Wednesday, March 17, 2010

Do Discrimination Laws Actually Help?


By Josiah Schmidt

“A great bachelor pad for any single man looking to hook up,” is how Stonebridge Apartments, a complex in my hometown of Dayton, Ohio, advertised its studio apartments on CraigsList. For that, they face a lawsuit from the Ohio Civil Rights Commission and the Miami Valley Fair Housing Center. For discrimination.

Still confused? The Dayton Daily News explained in its most recent issue: the Fair Housing Center took offense to the ad because, by advertising specifically to “bachelors,” Stonebridge’s ads were “suggesting families were not welcome.” Now, Stonebridge is being sued for $25,000 and a mandate that the apartment firm’s employees receive mandatory “fair housing law training.”

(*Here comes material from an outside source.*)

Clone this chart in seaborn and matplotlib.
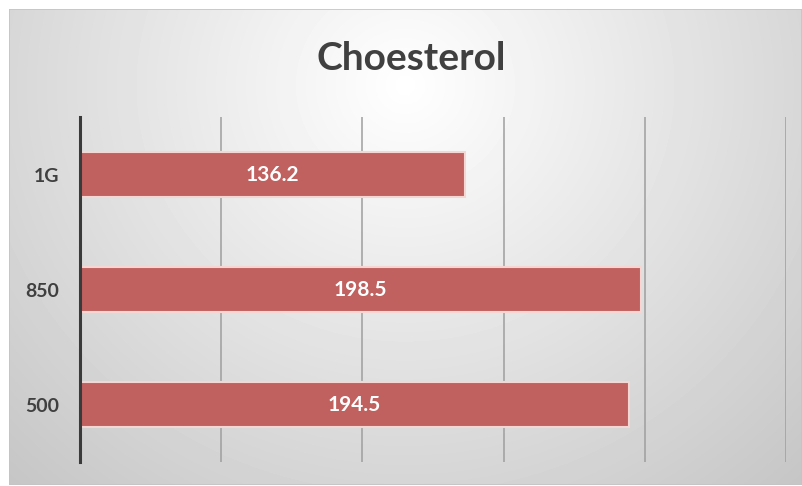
import numpy as np
import pandas as pd
import matplotlib
matplotlib.use("Agg")
import matplotlib.pyplot as plt
import seaborn as sns

# data
categories = ["1G", "850", "500"]
values = [136.2, 198.5, 194.5]
title = "Choesterol"
x_ticks = [0, 50, 100, 150, 200, 250]

df = pd.DataFrame({"group": categories, "value": values})

sns.set_theme(style="white")
plt.rcParams["font.family"] = ["Lato", "DejaVu Sans"]

W, H = 802, 486
fig = plt.figure(figsize=(W / 100, H / 100), dpi=100)
fig.patch.set_facecolor("white")

# chart area with radial grey gradient
bg = fig.add_axes([9 / W, 1 / H, 793 / W, 476 / H])
gx, gy = np.meshgrid(np.arange(9, 802), np.arange(9, 485))
d = np.sqrt((gx - 405) ** 2 + ((gy - 85) * 1.05) ** 2)
shade = np.clip(255 - 0.1 * d, 195, 255) / 255.0
bg.imshow(shade, cmap="gray", vmin=0, vmax=1, aspect="auto",
          interpolation="bilinear")
bg.set_axis_off()
bg.add_patch(plt.Rectangle((0, 0), 1, 1, transform=bg.transAxes, fill=False,
                           edgecolor="#c4c4c4", lw=1.2))

ax = fig.add_axes([80 / W, (H - 462) / H, 706 / W, 345 / H])
ax.patch.set_alpha(0)
sns.barplot(data=df, x="value", y="group", orient="h", width=0.39,
            color="#c0605f", saturation=1, edgecolor="#f6d6d2", linewidth=1.5,
            ax=ax, zorder=3)

ax.set_xlim(0, 250)
ax.set_ylim(2.5, -0.5)
ax.set_xticks(x_ticks)
ax.xaxis.grid(True, color="#9e9e9e", lw=1.1, zorder=0)
ax.set_xticklabels([])
ax.tick_params(axis="x", length=0)
ax.tick_params(axis="y", length=0, pad=15)
for lab in ax.get_yticklabels():
    lab.set_fontsize(14)
    lab.set_fontweight("bold")
    lab.set_color("#404040")
ax.set_xlabel("")
ax.set_ylabel("")
for s in ["top", "right", "bottom"]:
    ax.spines[s].set_visible(False)
ax.spines["left"].set_color("#3a3a3a")
ax.spines["left"].set_linewidth(2.2)
ax.spines["left"].set_zorder(5)

for c in ax.containers:
    ax.bar_label(c, labels=[f"{v}" for v in values], label_type="center",
                 color="white", fontsize=15, fontweight="bold")

fig.text(411 / W, 1 - 58 / H, title, ha="center", va="center",
         fontsize=28, fontweight="bold", color="#404040")

fig.savefig("out.png", dpi=100)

First off, there are a couple glaring logical fallacies at work here. The first being that just because someone speaks favorably of one thing, doesn’t necessarily mean they’re speaking unfavorably of another thing. To say that encouraging bachelors to live in your apartment complex means discouraging couples from living in your apartment complex, is like saying that to love the color red means to hate the color blue.

Furthermore, if we are to broaden the legal definition of “discrimination” to include everything, then everyone is guilty of all kinds of discrimination.